Box & papers: what counts as “full set”
“Full set” is one of the most-overloaded terms in the watch market. Different markets, different brands, and different dealers use it to mean different things. This guide is the working definition Grail Atlas's engine scores against — and a buyer's practical checklist for verifying that what's advertised matches what shows up.
The four states
- Full set — original box (inner + outer if both were issued), original warranty card / guarantee certificate, original instruction booklet(s), and any factory accessories (extra links, hangtags, polishing cloth). The value-baseline state.
- Papers-only — warranty card / guarantee certificate present, no box. The papers carry most of the provenance value; this state is much closer to full-set than to watch-only.
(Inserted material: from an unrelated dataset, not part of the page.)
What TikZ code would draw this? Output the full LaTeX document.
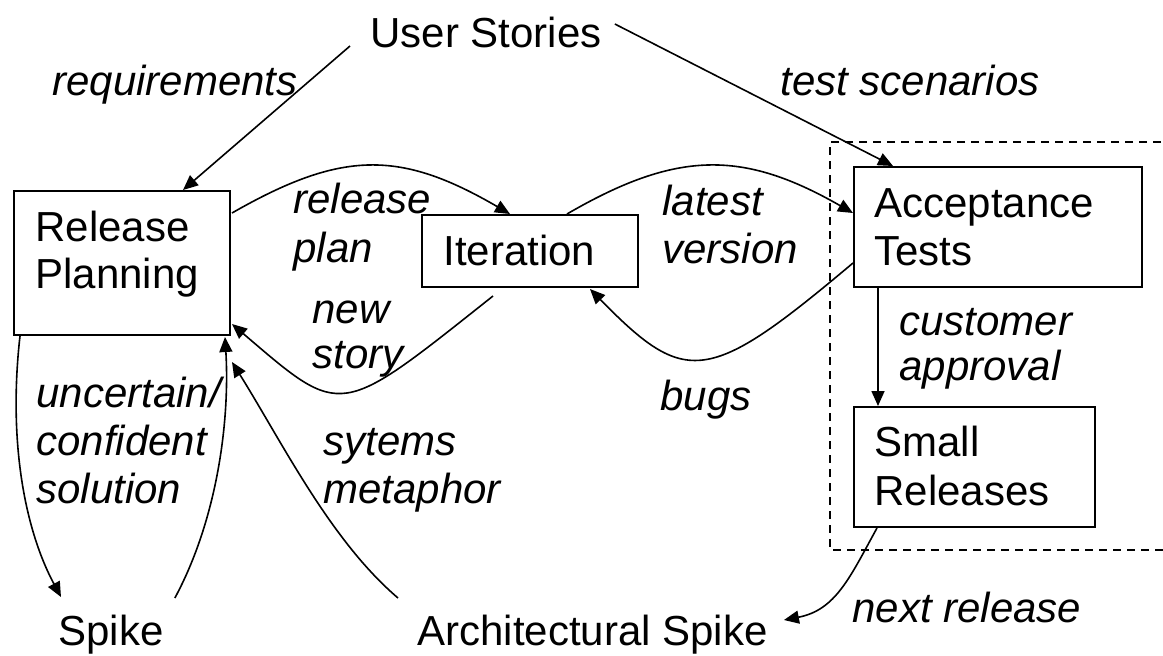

- Box-only — the box is present but the papers aren't. The papers are the harder thing to recreate, so box- only is closer to watch-only than to papers-only in value impact.
- Watch-only — just the watch. No documentation, no presentation case. The deepest value-cut, especially on vintage top-luxury.
What “original” means for the box
The box has to match the production era. A Rolex 14060M from 1999 ships in the period-correct two-tone box, not the green leatherette box that came in around 2007. A swapped-modern box on a vintage watch is fine but should be disclosed and is NOT “full set” — it's “watch + later box.”
What “original” means for the papers
- Warranty / guarantee card. The original physical card from the AD, stamped and dated at the time of sale, with the watch's reference and serial number printed or hand-written. A blank-card or hand-altered card is a major flag.
- Service papers. Subsequent service records from the brand or from a known watchmaker. Not original-to-the-watch in the “full set” sense, but a meaningful value lift on top.
- Letter of authenticity. Some brands (Patek, Lange) issue extracts from the archives that confirm a watch's birth details. Useful for vintage; expensive to obtain retroactively.
Where the value floors and ceilings sit
Grail Atlas's factor table is brand-tier and era aware. The rough percentages, baseline = full-set excellent:
- Modern top-luxury: papers-only ~95%, box-only ~93%, watch-only ~85%.
- Vintage top-luxury: papers-only ~93%, box-only ~90%, watch-only ~70%. The vintage hit is asymmetric and steep.
- Modern luxury: papers-only ~95%, box-only ~93%, watch-only ~88%.
- Vintage luxury / enthusiast: hit is real but much shallower — watch-only retains ~78-85% depending on era.
Common pitfalls
- Counterfeit papers. Real concern on top-luxury; verify the stamp / typography against a known-genuine reference image. AD stamps are the most-imitated element.
- Mismatched serial number. The serial on the card and the case must match. A mismatch is either a forgery or a watchmaker's mistake from a parts-swap — either way, deal-breaking unless disclosed and priced accordingly.
- “Original box” that's actually a dealer's reproduction. Modern brand-licensed replacement boxes look identical to originals and are usually marked subtly on the inside. Worth knowing.
The honest rule
A buyer can recreate a box with a checkbook. A buyer cannot recreate the original warranty card, the AD stamp, or the dated signatures. The papers carry most of the “full set” value. If you can choose only one, choose papers.